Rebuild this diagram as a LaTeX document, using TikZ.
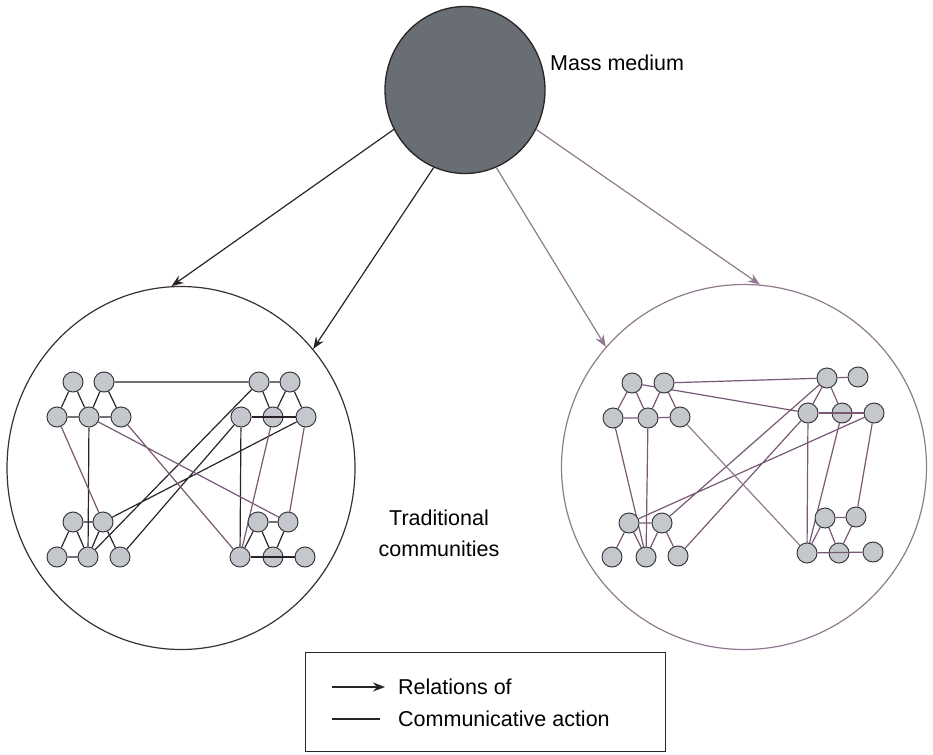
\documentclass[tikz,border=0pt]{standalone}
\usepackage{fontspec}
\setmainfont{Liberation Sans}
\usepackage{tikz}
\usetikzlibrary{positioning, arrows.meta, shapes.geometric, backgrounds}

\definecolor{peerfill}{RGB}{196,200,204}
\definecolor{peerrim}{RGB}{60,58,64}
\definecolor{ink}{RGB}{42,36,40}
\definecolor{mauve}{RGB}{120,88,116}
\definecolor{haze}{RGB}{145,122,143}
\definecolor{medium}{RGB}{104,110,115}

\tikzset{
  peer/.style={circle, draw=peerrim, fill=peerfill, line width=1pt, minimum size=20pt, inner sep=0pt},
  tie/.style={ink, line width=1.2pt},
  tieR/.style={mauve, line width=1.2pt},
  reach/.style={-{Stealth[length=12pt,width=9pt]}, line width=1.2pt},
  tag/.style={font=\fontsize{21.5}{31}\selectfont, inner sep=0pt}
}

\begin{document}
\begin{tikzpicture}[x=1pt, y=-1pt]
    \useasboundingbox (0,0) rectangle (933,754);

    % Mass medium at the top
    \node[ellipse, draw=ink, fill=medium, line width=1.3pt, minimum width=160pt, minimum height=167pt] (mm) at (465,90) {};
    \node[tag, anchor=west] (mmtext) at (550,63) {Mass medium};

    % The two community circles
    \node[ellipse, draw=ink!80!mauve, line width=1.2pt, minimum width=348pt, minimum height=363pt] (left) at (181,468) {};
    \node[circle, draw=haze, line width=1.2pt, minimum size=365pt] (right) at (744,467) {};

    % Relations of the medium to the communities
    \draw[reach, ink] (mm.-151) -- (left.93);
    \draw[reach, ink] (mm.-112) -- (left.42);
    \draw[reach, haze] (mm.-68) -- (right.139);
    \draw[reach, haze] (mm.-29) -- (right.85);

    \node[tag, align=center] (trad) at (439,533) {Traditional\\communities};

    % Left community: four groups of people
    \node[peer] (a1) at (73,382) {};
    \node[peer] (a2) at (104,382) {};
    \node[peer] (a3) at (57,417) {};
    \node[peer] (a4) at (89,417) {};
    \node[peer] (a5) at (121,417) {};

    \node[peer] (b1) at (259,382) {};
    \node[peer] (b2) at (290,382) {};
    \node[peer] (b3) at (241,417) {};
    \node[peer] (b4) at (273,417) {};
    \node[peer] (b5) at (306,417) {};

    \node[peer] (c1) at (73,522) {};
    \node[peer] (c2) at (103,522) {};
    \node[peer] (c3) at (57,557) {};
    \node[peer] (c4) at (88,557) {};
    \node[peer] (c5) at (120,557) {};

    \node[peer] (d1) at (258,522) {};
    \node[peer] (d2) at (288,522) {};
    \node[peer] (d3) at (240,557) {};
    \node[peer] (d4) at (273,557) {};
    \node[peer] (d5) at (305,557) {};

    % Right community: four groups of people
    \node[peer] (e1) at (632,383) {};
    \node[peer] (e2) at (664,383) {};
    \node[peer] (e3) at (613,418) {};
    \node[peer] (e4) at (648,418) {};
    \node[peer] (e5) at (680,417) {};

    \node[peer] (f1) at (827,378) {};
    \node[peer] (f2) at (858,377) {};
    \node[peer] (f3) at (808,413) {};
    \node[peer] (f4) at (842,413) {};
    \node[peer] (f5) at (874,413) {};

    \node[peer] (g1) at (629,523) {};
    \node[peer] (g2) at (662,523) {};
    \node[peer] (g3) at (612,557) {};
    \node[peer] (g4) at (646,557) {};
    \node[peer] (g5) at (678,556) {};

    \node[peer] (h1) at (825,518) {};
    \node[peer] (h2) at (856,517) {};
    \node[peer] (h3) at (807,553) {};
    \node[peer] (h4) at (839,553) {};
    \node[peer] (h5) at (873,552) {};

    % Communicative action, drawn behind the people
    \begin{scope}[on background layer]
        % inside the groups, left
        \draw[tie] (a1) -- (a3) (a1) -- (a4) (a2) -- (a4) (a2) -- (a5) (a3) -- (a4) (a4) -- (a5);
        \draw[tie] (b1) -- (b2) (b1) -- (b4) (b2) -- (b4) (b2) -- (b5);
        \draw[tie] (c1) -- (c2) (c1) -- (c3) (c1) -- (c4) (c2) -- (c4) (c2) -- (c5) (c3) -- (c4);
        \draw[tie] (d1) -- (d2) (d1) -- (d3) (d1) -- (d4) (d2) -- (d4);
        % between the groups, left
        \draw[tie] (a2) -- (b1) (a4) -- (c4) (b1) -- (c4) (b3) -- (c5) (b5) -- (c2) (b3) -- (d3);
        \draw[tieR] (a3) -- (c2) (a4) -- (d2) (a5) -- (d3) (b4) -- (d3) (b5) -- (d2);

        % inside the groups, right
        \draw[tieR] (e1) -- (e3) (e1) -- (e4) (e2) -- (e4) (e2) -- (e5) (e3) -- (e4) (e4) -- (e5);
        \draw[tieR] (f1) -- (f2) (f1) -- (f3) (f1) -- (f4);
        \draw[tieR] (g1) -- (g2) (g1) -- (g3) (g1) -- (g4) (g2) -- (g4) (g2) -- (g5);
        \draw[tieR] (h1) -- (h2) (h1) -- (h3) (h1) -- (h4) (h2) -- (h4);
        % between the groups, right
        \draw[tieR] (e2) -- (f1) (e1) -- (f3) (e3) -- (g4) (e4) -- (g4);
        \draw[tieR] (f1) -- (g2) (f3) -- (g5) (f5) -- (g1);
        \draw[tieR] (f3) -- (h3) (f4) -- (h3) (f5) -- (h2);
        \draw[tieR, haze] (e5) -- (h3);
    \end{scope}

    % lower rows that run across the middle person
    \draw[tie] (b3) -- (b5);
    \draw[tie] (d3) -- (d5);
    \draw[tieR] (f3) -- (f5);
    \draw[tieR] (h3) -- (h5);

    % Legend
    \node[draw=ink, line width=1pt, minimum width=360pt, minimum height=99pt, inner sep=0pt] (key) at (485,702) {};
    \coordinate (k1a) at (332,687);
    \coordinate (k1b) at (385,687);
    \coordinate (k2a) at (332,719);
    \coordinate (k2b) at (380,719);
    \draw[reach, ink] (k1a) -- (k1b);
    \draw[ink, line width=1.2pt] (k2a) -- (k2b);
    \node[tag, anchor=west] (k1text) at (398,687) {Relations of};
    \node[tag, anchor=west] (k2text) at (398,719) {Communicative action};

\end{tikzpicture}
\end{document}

○ ○ ○ ○ ○ ○ ○

What you have to do
Retype the listing exactly. Pictures do not belong in the copy.

Result below
Rebuild this diagram as a LaTeX document, using TikZ.
\documentclass[tikz,border=0pt]{standalone}
\usepackage{fontspec}
\setmainfont{Liberation Sans}
\usepackage{tikz}
\usetikzlibrary{positioning, arrows.meta, shapes.geometric, backgrounds}

\definecolor{peerfill}{RGB}{196,200,204}
\definecolor{peerrim}{RGB}{60,58,64}
\definecolor{ink}{RGB}{42,36,40}
\definecolor{mauve}{RGB}{120,88,116}
\definecolor{haze}{RGB}{145,122,143}
\definecolor{medium}{RGB}{104,110,115}

\tikzset{
  peer/.style={circle, draw=peerrim, fill=peerfill, line width=1pt, minimum size=20pt, inner sep=0pt},
  tie/.style={ink, line width=1.2pt},
  tieR/.style={mauve, line width=1.2pt},
  reach/.style={-{Stealth[length=12pt,width=9pt]}, line width=1.2pt},
  tag/.style={font=\fontsize{21.5}{31}\selectfont, inner sep=0pt}
}

\begin{document}
\begin{tikzpicture}[x=1pt, y=-1pt]
    \useasboundingbox (0,0) rectangle (933,754);

    % Mass medium at the top
    \node[ellipse, draw=ink, fill=medium, line width=1.3pt, minimum width=160pt, minimum height=167pt] (mm) at (465,90) {};
    \node[tag, anchor=west] (mmtext) at (550,63) {Mass medium};

    % The two community circles
    \node[ellipse, draw=ink!80!mauve, line width=1.2pt, minimum width=348pt, minimum height=363pt] (left) at (181,468) {};
    \node[circle, draw=haze, line width=1.2pt, minimum size=365pt] (right) at (744,467) {};

    % Relations of the medium to the communities
    \draw[reach, ink] (mm.-151) -- (left.93);
    \draw[reach, ink] (mm.-112) -- (left.42);
    \draw[reach, haze] (mm.-68) -- (right.139);
    \draw[reach, haze] (mm.-29) -- (right.85);

    \node[tag, align=center] (trad) at (439,533) {Traditional\\communities};

    % Left community: four groups of people
    \node[peer] (a1) at (73,382) {};
    \node[peer] (a2) at (104,382) {};
    \node[peer] (a3) at (57,417) {};
    \node[peer] (a4) at (89,417) {};
    \node[peer] (a5) at (121,417) {};

    \node[peer] (b1) at (259,382) {};
    \node[peer] (b2) at (290,382) {};
    \node[peer] (b3) at (241,417) {};
    \node[peer] (b4) at (273,417) {};
    \node[peer] (b5) at (306,417) {};

    \node[peer] (c1) at (73,522) {};
    \node[peer] (c2) at (103,522) {};
    \node[peer] (c3) at (57,557) {};
    \node[peer] (c4) at (88,557) {};
    \node[peer] (c5) at (120,557) {};

    \node[peer] (d1) at (258,522) {};
    \node[peer] (d2) at (288,522) {};
    \node[peer] (d3) at (240,557) {};
    \node[peer] (d4) at (273,557) {};
    \node[peer] (d5) at (305,557) {};

    % Right community: four groups of people
    \node[peer] (e1) at (632,383) {};
    \node[peer] (e2) at (664,383) {};
    \node[peer] (e3) at (613,418) {};
    \node[peer] (e4) at (648,418) {};
    \node[peer] (e5) at (680,417) {};

    \node[peer] (f1) at (827,378) {};
    \node[peer] (f2) at (858,377) {};
    \node[peer] (f3) at (808,413) {};
    \node[peer] (f4) at (842,413) {};
    \node[peer] (f5) at (874,413) {};

    \node[peer] (g1) at (629,523) {};
    \node[peer] (g2) at (662,523) {};
    \node[peer] (g3) at (612,557) {};
    \node[peer] (g4) at (646,557) {};
    \node[peer] (g5) at (678,556) {};

    \node[peer] (h1) at (825,518) {};
    \node[peer] (h2) at (856,517) {};
    \node[peer] (h3) at (807,553) {};
    \node[peer] (h4) at (839,553) {};
    \node[peer] (h5) at (873,552) {};

    % Communicative action, drawn behind the people
    \begin{scope}[on background layer]
        % inside the groups, left
        \draw[tie] (a1) -- (a3) (a1) -- (a4) (a2) -- (a4) (a2) -- (a5) (a3) -- (a4) (a4) -- (a5);
        \draw[tie] (b1) -- (b2) (b1) -- (b4) (b2) -- (b4) (b2) -- (b5);
        \draw[tie] (c1) -- (c2) (c1) -- (c3) (c1) -- (c4) (c2) -- (c4) (c2) -- (c5) (c3) -- (c4);
        \draw[tie] (d1) -- (d2) (d1) -- (d3) (d1) -- (d4) (d2) -- (d4);
        % between the groups, left
        \draw[tie] (a2) -- (b1) (a4) -- (c4) (b1) -- (c4) (b3) -- (c5) (b5) -- (c2) (b3) -- (d3);
        \draw[tieR] (a3) -- (c2) (a4) -- (d2) (a5) -- (d3) (b4) -- (d3) (b5) -- (d2);

        % inside the groups, right
        \draw[tieR] (e1) -- (e3) (e1) -- (e4) (e2) -- (e4) (e2) -- (e5) (e3) -- (e4) (e4) -- (e5);
        \draw[tieR] (f1) -- (f2) (f1) -- (f3) (f1) -- (f4);
        \draw[tieR] (g1) -- (g2) (g1) -- (g3) (g1) -- (g4) (g2) -- (g4) (g2) -- (g5);
        \draw[tieR] (h1) -- (h2) (h1) -- (h3) (h1) -- (h4) (h2) -- (h4);
        % between the groups, right
        \draw[tieR] (e2) -- (f1) (e1) -- (f3) (e3) -- (g4) (e4) -- (g4);
        \draw[tieR] (f1) -- (g2) (f3) -- (g5) (f5) -- (g1);
        \draw[tieR] (f3) -- (h3) (f4) -- (h3) (f5) -- (h2);
        \draw[tieR, haze] (e5) -- (h3);
    \end{scope}

    % lower rows that run across the middle person
    \draw[tie] (b3) -- (b5);
    \draw[tie] (d3) -- (d5);
    \draw[tieR] (f3) -- (f5);
    \draw[tieR] (h3) -- (h5);

    % Legend
    \node[draw=ink, line width=1pt, minimum width=360pt, minimum height=99pt, inner sep=0pt] (key) at (485,702) {};
    \coordinate (k1a) at (332,687);
    \coordinate (k1b) at (385,687);
    \coordinate (k2a) at (332,719);
    \coordinate (k2b) at (380,719);
    \draw[reach, ink] (k1a) -- (k1b);
    \draw[ink, line width=1.2pt] (k2a) -- (k2b);
    \node[tag, anchor=west] (k1text) at (398,687) {Relations of};
    \node[tag, anchor=west] (k2text) at (398,719) {Communicative action};

\end{tikzpicture}
\end{document}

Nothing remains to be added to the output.